Data extract —
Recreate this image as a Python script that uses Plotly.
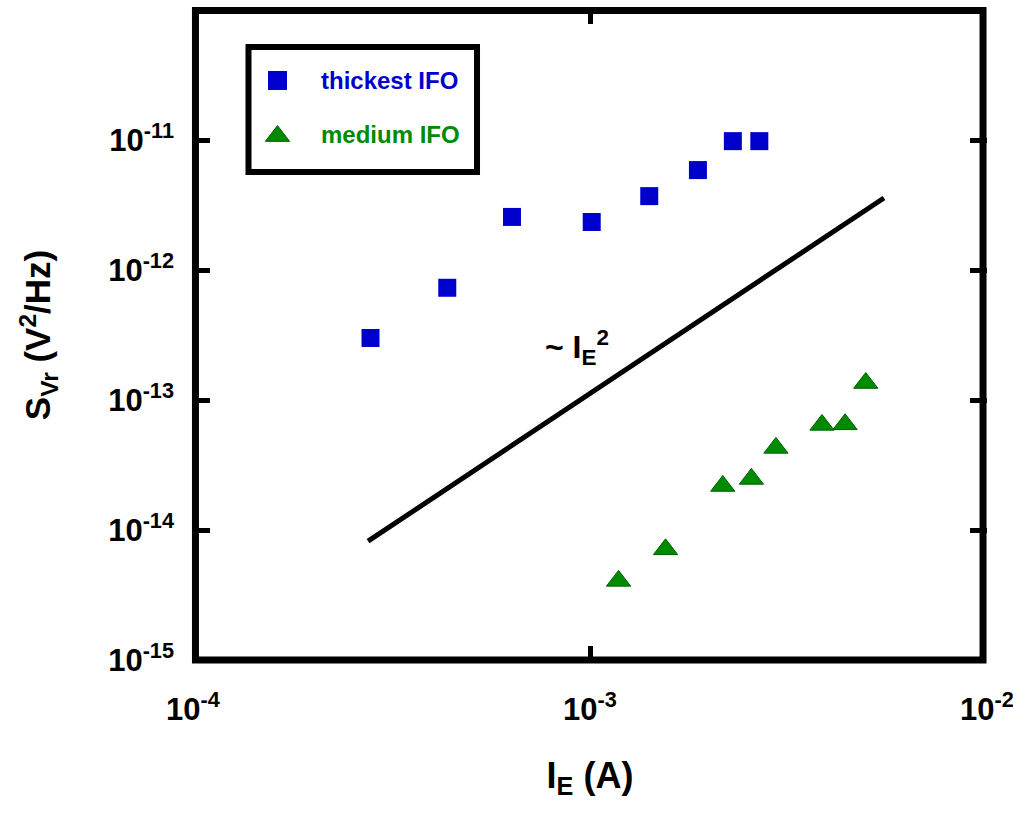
import plotly.graph_objects as go

# ---- data ----
thick_x = [2.8e-4, 4.37e-4, 6.36e-4, 1.01e-3, 1.41e-3, 1.87e-3, 2.29e-3, 2.67e-3]
thick_y = [3.0e-13, 7.3e-13, 2.56e-12, 2.34e-12, 3.7e-12, 5.87e-12, 9.8e-12, 9.8e-12]

med_x = [1.18e-3, 1.55e-3, 2.16e-3, 2.55e-3, 2.94e-3, 3.84e-3, 4.39e-3, 4.95e-3]
med_y = [4.06e-15, 7.1e-15, 2.18e-14, 2.47e-14, 4.28e-14, 6.43e-14, 6.5e-14, 1.35e-13]

guide_x = [2.76e-4, 5.5e-3]
guide_y = [8.2e-15, 3.58e-12]

x_tickvals = [1e-4, 1e-3, 1e-2]
x_ticktext = ["10<sup>-4</sup>", "10<sup>-3</sup>", "10<sup>-2</sup>"]
y_tickvals = [1e-15, 1e-14, 1e-13, 1e-12, 1e-11]
y_ticktext = ["10<sup>-15</sup>", "10<sup>-14</sup>", "10<sup>-13</sup>",
              "10<sup>-12</sup>", "10<sup>-11</sup>"]

series_names = ["thickest IFO", "medium IFO"]

BLUE = "#0000CC"
GREEN = "#008A00"
GREEN_EDGE = "#006000"
FONT = "Liberation Sans, Arial, sans-serif"

fig = go.Figure()

fig.add_trace(go.Scatter(
    x=guide_x, y=guide_y, mode="lines",
    line=dict(color="black", width=5), showlegend=False, hoverinfo="skip"))

fig.add_trace(go.Scatter(
    x=thick_x, y=thick_y, mode="markers", name=series_names[0],
    marker=dict(symbol="square", size=18, color=BLUE, line=dict(width=0)),
    showlegend=False))

fig.add_trace(go.Scatter(
    x=med_x, y=med_y, mode="markers", name=series_names[1],
    marker=dict(symbol="triangle-up", size=21, color=GREEN,
                line=dict(width=1, color=GREEN_EDGE)),
    showlegend=False))

# legend glyphs on an overlay axis (0..1 over the plot area)
fig.add_trace(go.Scatter(
    x=[0.1064], y=[0.8915], xaxis="x2", yaxis="y2", mode="markers",
    marker=dict(symbol="square", size=19, color=BLUE), showlegend=False,
    hoverinfo="skip"))
fig.add_trace(go.Scatter(
    x=[0.1064], y=[0.806], xaxis="x2", yaxis="y2", mode="markers",
    marker=dict(symbol="triangle-up", size=21, color=GREEN,
                line=dict(width=1, color=GREEN_EDGE)), showlegend=False,
    hoverinfo="skip"))

axis_common = dict(
    type="log", showgrid=False, zeroline=False, automargin=False,
    showline=False, mirror="ticks",
    ticks="inside", tickwidth=5, tickcolor="black",
    tickfont=dict(family=FONT, size=31, color="black", weight="bold"),
)

fig.update_layout(
    width=1013, height=818,
    margin=dict(l=193, r=26, t=10, b=158),
    paper_bgcolor="white", plot_bgcolor="white",
    xaxis=dict(range=[-4, -2], tickvals=x_tickvals, ticktext=x_ticktext,
               ticklabelstandoff=28, ticklen=14, ticklabeloverflow="allow",
               title=dict(text="I<sub>E</sub> (A)", standoff=36,
                          font=dict(family=FONT, size=36, color="black",
                                    weight="bold")),
               **axis_common),
    yaxis=dict(range=[-15, -10], tickvals=y_tickvals, ticktext=y_ticktext,
               ticklabelstandoff=18, ticklen=17, ticklabeloverflow="allow",
               title=dict(text="S<sub>Vr</sub> (V<sup>2</sup>/Hz)", standoff=46,
                          font=dict(family=FONT, size=35, color="black",
                                    weight="bold")),
               **axis_common),
    xaxis2=dict(overlaying="x", range=[0, 1], visible=False, fixedrange=True),
    yaxis2=dict(overlaying="y", range=[0, 1], visible=False, fixedrange=True),
    showlegend=False,
    shapes=[
        # plot frame
        dict(type="rect", xref="paper", yref="paper",
             x0=0.0031, x1=0.995, y0=0.0, y1=0.9992,
             line=dict(color="black", width=7), fillcolor="rgba(0,0,0,0)"),
        # legend box
        dict(type="rect", xref="paper", yref="paper",
             x0=0.0699, x1=0.3577, y0=0.7508, y1=0.943,
             line=dict(color="black", width=6), fillcolor="rgba(0,0,0,0)"),
    ],
    annotations=[
        dict(text="thickest IFO", xref="paper", yref="paper", x=0.159, y=0.8908,
             xanchor="left", yanchor="middle", showarrow=False,
             font=dict(family=FONT, size=24, color=BLUE, weight="bold")),
        dict(text="medium IFO", xref="paper", yref="paper", x=0.159, y=0.8085,
             xanchor="left", yanchor="middle", showarrow=False,
             font=dict(family=FONT, size=24, color=GREEN, weight="bold")),
        dict(text="~ I<sub>E</sub><sup>2</sup>", xref="paper", yref="paper",
             x=0.4408, y=0.4815, xanchor="left", yanchor="middle", showarrow=False,
             font=dict(family=FONT, size=32, color="black", weight="bold")),
    ],
)

fig.write_html("out.html")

Short exercise — Copy the data word for word. Pictures do not go in the copy.

Solution to the problem —
Recreate this image as a Python script that uses Plotly.
import plotly.graph_objects as go

# ---- data ----
thick_x = [2.8e-4, 4.37e-4, 6.36e-4, 1.01e-3, 1.41e-3, 1.87e-3, 2.29e-3, 2.67e-3]
thick_y = [3.0e-13, 7.3e-13, 2.56e-12, 2.34e-12, 3.7e-12, 5.87e-12, 9.8e-12, 9.8e-12]

med_x = [1.18e-3, 1.55e-3, 2.16e-3, 2.55e-3, 2.94e-3, 3.84e-3, 4.39e-3, 4.95e-3]
med_y = [4.06e-15, 7.1e-15, 2.18e-14, 2.47e-14, 4.28e-14, 6.43e-14, 6.5e-14, 1.35e-13]

guide_x = [2.76e-4, 5.5e-3]
guide_y = [8.2e-15, 3.58e-12]

x_tickvals = [1e-4, 1e-3, 1e-2]
x_ticktext = ["10<sup>-4</sup>", "10<sup>-3</sup>", "10<sup>-2</sup>"]
y_tickvals = [1e-15, 1e-14, 1e-13, 1e-12, 1e-11]
y_ticktext = ["10<sup>-15</sup>", "10<sup>-14</sup>", "10<sup>-13</sup>",
              "10<sup>-12</sup>", "10<sup>-11</sup>"]

series_names = ["thickest IFO", "medium IFO"]

BLUE = "#0000CC"
GREEN = "#008A00"
GREEN_EDGE = "#006000"
FONT = "Liberation Sans, Arial, sans-serif"

fig = go.Figure()

fig.add_trace(go.Scatter(
    x=guide_x, y=guide_y, mode="lines",
    line=dict(color="black", width=5), showlegend=False, hoverinfo="skip"))

fig.add_trace(go.Scatter(
    x=thick_x, y=thick_y, mode="markers", name=series_names[0],
    marker=dict(symbol="square", size=18, color=BLUE, line=dict(width=0)),
    showlegend=False))

fig.add_trace(go.Scatter(
    x=med_x, y=med_y, mode="markers", name=series_names[1],
    marker=dict(symbol="triangle-up", size=21, color=GREEN,
                line=dict(width=1, color=GREEN_EDGE)),
    showlegend=False))

# legend glyphs on an overlay axis (0..1 over the plot area)
fig.add_trace(go.Scatter(
    x=[0.1064], y=[0.8915], xaxis="x2", yaxis="y2", mode="markers",
    marker=dict(symbol="square", size=19, color=BLUE), showlegend=False,
    hoverinfo="skip"))
fig.add_trace(go.Scatter(
    x=[0.1064], y=[0.806], xaxis="x2", yaxis="y2", mode="markers",
    marker=dict(symbol="triangle-up", size=21, color=GREEN,
                line=dict(width=1, color=GREEN_EDGE)), showlegend=False,
    hoverinfo="skip"))

axis_common = dict(
    type="log", showgrid=False, zeroline=False, automargin=False,
    showline=False, mirror="ticks",
    ticks="inside", tickwidth=5, tickcolor="black",
    tickfont=dict(family=FONT, size=31, color="black", weight="bold"),
)

fig.update_layout(
    width=1013, height=818,
    margin=dict(l=193, r=26, t=10, b=158),
    paper_bgcolor="white", plot_bgcolor="white",
    xaxis=dict(range=[-4, -2], tickvals=x_tickvals, ticktext=x_ticktext,
               ticklabelstandoff=28, ticklen=14, ticklabeloverflow="allow",
               title=dict(text="I<sub>E</sub> (A)", standoff=36,
                          font=dict(family=FONT, size=36, color="black",
                                    weight="bold")),
               **axis_common),
    yaxis=dict(range=[-15, -10], tickvals=y_tickvals, ticktext=y_ticktext,
               ticklabelstandoff=18, ticklen=17, ticklabeloverflow="allow",
               title=dict(text="S<sub>Vr</sub> (V<sup>2</sup>/Hz)", standoff=46,
                          font=dict(family=FONT, size=35, color="black",
                                    weight="bold")),
               **axis_common),
    xaxis2=dict(overlaying="x", range=[0, 1], visible=False, fixedrange=True),
    yaxis2=dict(overlaying="y", range=[0, 1], visible=False, fixedrange=True),
    showlegend=False,
    shapes=[
        # plot frame
        dict(type="rect", xref="paper", yref="paper",
             x0=0.0031, x1=0.995, y0=0.0, y1=0.9992,
             line=dict(color="black", width=7), fillcolor="rgba(0,0,0,0)"),
        # legend box
        dict(type="rect", xref="paper", yref="paper",
             x0=0.0699, x1=0.3577, y0=0.7508, y1=0.943,
             line=dict(color="black", width=6), fillcolor="rgba(0,0,0,0)"),
    ],
    annotations=[
        dict(text="thickest IFO", xref="paper", yref="paper", x=0.159, y=0.8908,
             xanchor="left", yanchor="middle", showarrow=False,
             font=dict(family=FONT, size=24, color=BLUE, weight="bold")),
        dict(text="medium IFO", xref="paper", yref="paper", x=0.159, y=0.8085,
             xanchor="left", yanchor="middle", showarrow=False,
             font=dict(family=FONT, size=24, color=GREEN, weight="bold")),
        dict(text="~ I<sub>E</sub><sup>2</sup>", xref="paper", yref="paper",
             x=0.4408, y=0.4815, xanchor="left", yanchor="middle", showarrow=False,
             font=dict(family=FONT, size=32, color="black", weight="bold")),
    ],
)

fig.write_html("out.html")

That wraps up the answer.